10 Star Trek Characters With Wasted Potential
7. Gary Seven
The season two finale Assignment: Earth of The Original Series is a heck of a romp of an episode. Camper than Christmas in the Cotswolds, it has it all: time travel, Cape Canaveral, impending apocalyptic doom, a shapeshifting black 'cat,' Spock in a hat, perilous pursuits, and, of course, the enigmatic Gary Seven himself.
As the episode begins, the Enterprise is in orbit of 20th century Earth (1968, to be specific) for "historical research" (someone prepare a tranquiliser for Temporal Investigations, Daniels, and the entire crew of the USS Relativity) when they latch on to a transporter beam from over 1,000 lightyears away. Gary Seven (plus cat) steps off the transporter pad.

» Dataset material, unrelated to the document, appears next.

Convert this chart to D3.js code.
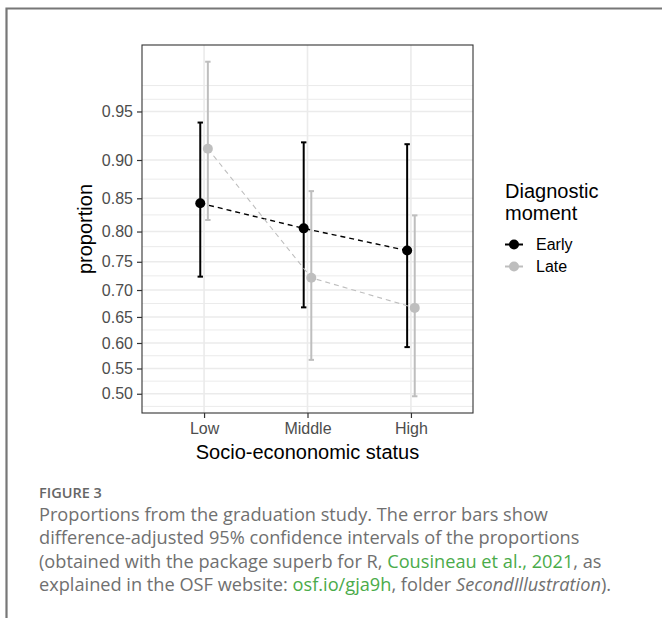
<!DOCTYPE html>
<html>
<head>
<meta charset="utf-8">
<script src="https://cdn.jsdelivr.net/npm/d3@7"></script>
<style>
  body { margin: 0; background: #fff; }
  svg { display: block; }
</style>
</head>
<body>
<div id="chart"></div>
<script>
// data (proportions and difference-adjusted 95% CIs)
const categories = ["Low", "Middle", "High"];
const groups = ["Early", "Late"];
const earlyMean = [0.843, 0.805, 0.769];
const earlyLow  = [0.724, 0.668, 0.592];
const earlyHigh = [0.940, 0.920, 0.918];
const lateMean  = [0.913, 0.722, 0.667];
const lateLow   = [0.818, 0.567, 0.495];
const lateHigh  = [0.984, 0.860, 0.825];
const yTicks = [0.50, 0.55, 0.60, 0.65, 0.70, 0.75, 0.80, 0.85, 0.90, 0.95];
const yExtraMinor = [0.96, 0.97];

const groupColor = { Early: "#000000", Late: "#bebebe" };

const W = 662, H = 618;
const panel = { left: 142, right: 473, top: 45, bottom: 413 };

const svg = d3.select("#chart").append("svg")
    .attr("width", W).attr("height", H)
    .style("font-family", "'Liberation Sans', Arial, sans-serif");

// frame of the figure box (top + left edges)
svg.append("path")
    .attr("d", `M6.5,${H} L6.5,8.5 L${W},8.5`)
    .attr("fill", "none").attr("stroke", "#777").attr("stroke-width", 2.2);

// build rows
const rows = [];
categories.forEach((c, i) => {
    rows.push({ group: "Early", cat: c, mean: earlyMean[i], lo: earlyLow[i], hi: earlyHigh[i] });
    rows.push({ group: "Late", cat: c, mean: lateMean[i], lo: lateLow[i], hi: lateHigh[i] });
});

// arcsine square-root scale (as in superb for proportions)
const asr = p => Math.asin(Math.sqrt(p));
const tExt = d3.extent(rows.flatMap(d => [asr(d.lo), asr(d.hi)]));
const pad = (tExt[1] - tExt[0]) * 0.05;
const yT = d3.scaleLinear().domain([tExt[0] - pad, tExt[1] + pad]).range([panel.bottom, panel.top]);
const y = p => yT(asr(p));

const x = d3.scalePoint().domain(categories).range([panel.left, panel.right]).padding(0.6);
const dodge = d3.scalePoint().domain(groups).range([-3.8, 3.8]);
const xp = d => x(d.cat) + dodge(d.group);

// minor gridlines: midpoints in transformed space
const tTicks = yTicks.map(asr);
const minorT = [tTicks[0] - (asr(0.50) - asr(0.45)) / 2];
for (let i = 0; i < tTicks.length - 1; i++) minorT.push((tTicks[i] + tTicks[i + 1]) / 2);
yExtraMinor.forEach(v => minorT.push(asr(v)));

const grid = svg.append("g");
grid.selectAll(".minor").data(minorT).enter().append("line")
    .attr("x1", panel.left).attr("x2", panel.right)
    .attr("y1", d => yT(d)).attr("y2", d => yT(d))
    .attr("stroke", "#ebebeb").attr("stroke-width", 1);
grid.selectAll(".major").data(tTicks).enter().append("line")
    .attr("x1", panel.left).attr("x2", panel.right)
    .attr("y1", d => yT(d)).attr("y2", d => yT(d))
    .attr("stroke", "#ebebeb").attr("stroke-width", 1.6);
grid.selectAll(".vmajor").data(categories).enter().append("line")
    .attr("x1", d => x(d)).attr("x2", d => x(d))
    .attr("y1", panel.top).attr("y2", panel.bottom)
    .attr("stroke", "#ebebeb").attr("stroke-width", 1.6);

// axes
const yAxis = svg.append("g")
    .attr("transform", `translate(${panel.left},0)`)
    .call(d3.axisLeft(yT).tickValues(tTicks).tickSize(5).tickPadding(4)
        .tickFormat(v => d3.format(".2f")(Math.sin(v) ** 2)));
const xAxis = svg.append("g")
    .attr("transform", `translate(0,${panel.bottom})`)
    .call(d3.axisBottom(x).tickSize(5).tickPadding(5));
[yAxis, xAxis].forEach(a => {
    a.select(".domain").remove();
    a.selectAll(".tick line").attr("stroke", "#333").attr("stroke-width", 1.2);
    a.selectAll(".tick text").attr("fill", "#4d4d4d").style("font-size", "16px")
        .style("font-family", "'Liberation Sans', Arial, sans-serif");
});

// error bars
const eb = svg.append("g");
rows.forEach(d => {
    const g = eb.append("g").attr("stroke", groupColor[d.group]).attr("stroke-width", 2);
    g.append("line").attr("x1", xp(d)).attr("x2", xp(d)).attr("y1", y(d.lo)).attr("y2", y(d.hi));
    g.append("line").attr("x1", xp(d) - 2.7).attr("x2", xp(d) + 2.7).attr("y1", y(d.lo)).attr("y2", y(d.lo));
    g.append("line").attr("x1", xp(d) - 2.7).attr("x2", xp(d) + 2.7).attr("y1", y(d.hi)).attr("y2", y(d.hi));
});

// dashed connecting lines
const line = d3.line().x(d => xp(d)).y(d => y(d.mean));
groups.forEach(gname => {
    svg.append("path")
        .datum(rows.filter(d => d.group === gname))
        .attr("d", line)
        .attr("fill", "none")
        .attr("stroke", groupColor[gname])
        .attr("stroke-width", gname === "Early" ? 1.4 : 1.1)
        .attr("stroke-dasharray", "5,4");
});

// points
svg.append("g").selectAll("circle").data(rows).enter().append("circle")
    .attr("cx", d => xp(d)).attr("cy", d => y(d.mean)).attr("r", 5)
    .attr("fill", d => groupColor[d.group]);

// panel border
svg.append("rect")
    .attr("x", panel.left).attr("y", panel.top)
    .attr("width", panel.right - panel.left).attr("height", panel.bottom - panel.top)
    .attr("fill", "none").attr("stroke", "#333").attr("stroke-width", 1.1);

// axis titles
svg.append("text")
    .attr("x", (panel.left + panel.right) / 2).attr("y", 459)
    .attr("text-anchor", "middle").style("font-size", "20px")
    .text("Socio-econonomic status");
svg.append("text")
    .attr("transform", `translate(92,${(panel.top + panel.bottom) / 2}) rotate(-90)`)
    .attr("text-anchor", "middle").style("font-size", "20px")
    .text("proportion");

// legend
const legend = svg.append("g");
legend.append("text").attr("x", 505).attr("y", 198).style("font-size", "20px").text("Diagnostic");
legend.append("text").attr("x", 505).attr("y", 220).style("font-size", "20px").text("moment");
groups.forEach((gname, i) => {
    const ly = 244.5 + i * 22;
    legend.append("line").attr("x1", 505).attr("x2", 523).attr("y1", ly).attr("y2", ly)
        .attr("stroke", groupColor[gname]).attr("stroke-width", 2);
    legend.append("circle").attr("cx", 514).attr("cy", ly).attr("r", 5).attr("fill", groupColor[gname]);
    legend.append("text").attr("x", 536).attr("y", ly + 5.7).style("font-size", "16px").text(gname);
});

// caption
const cap = svg.append("g").style("font-family", "'Open Sans', sans-serif").attr("fill", "#707070");
cap.append("text").attr("x", 39).attr("y", 497.5).style("font-size", "14.5px").style("font-weight", 600)
    .attr("fill", "#666").text("FIGURE 3");
const captionLines = [
    [["Proportions from the graduation study. The error bars show"]],
    [["difference-adjusted 95% confidence intervals of the proportions"]],
    [["(obtained with the package superb for R, "], ["Cousineau et al., 2021", "link"], [", as"]],
    [["explained in the OSF website: "], ["osf.io/gja9h", "link"], [", folder "], ["SecondIllustration", "it"], [")."]]
];
captionLines.forEach((parts, i) => {
    const t = cap.append("text").attr("x", 39).attr("y", 521 + i * 23.4).style("font-size", "18.2px");
    parts.forEach(([s, kind]) => {
        const ts = t.append("tspan").text(s);
        if (kind === "link") ts.attr("fill", "#4aab4a");
        if (kind === "it") ts.style("font-style", "italic");
    });
});
</script>
</body>
</html>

Seven, we learn, is human but is the descendant of a group abducted from Earth thousands of years ago by a highly advanced alien civilisation. The aliens have trained these humans over generations as 'agents,' 'supervisors,' or 'watchers' to protect and preserve the timeline. Gary Seven was then sent to Earth to find out what happened to his colleagues and, ultimately, to take over their mission to stop the deployment of a suborbital nuclear platform by the United States which otherwise would have led to Armageddon.
In season two of Star Trek: Picard, we do encounter another watcher – Tallinn – sent to supervise Renée Picard, and Gary Seven even gets a passing nod. In the end, however, the character has so far been confined to a single episode, and as such his boundless potential feels a little wasted. His missions alone, not to mention the chance to learn more about his fellow agents and the mysterious advanced alien civilisation in charge, could easily make for its own exciting series. In fact, this was the plan when Assignment: Earth was being produced – the episode was meant as the pilot for a spin-off starring Robert Lansing as Seven and, we would hope, his cat!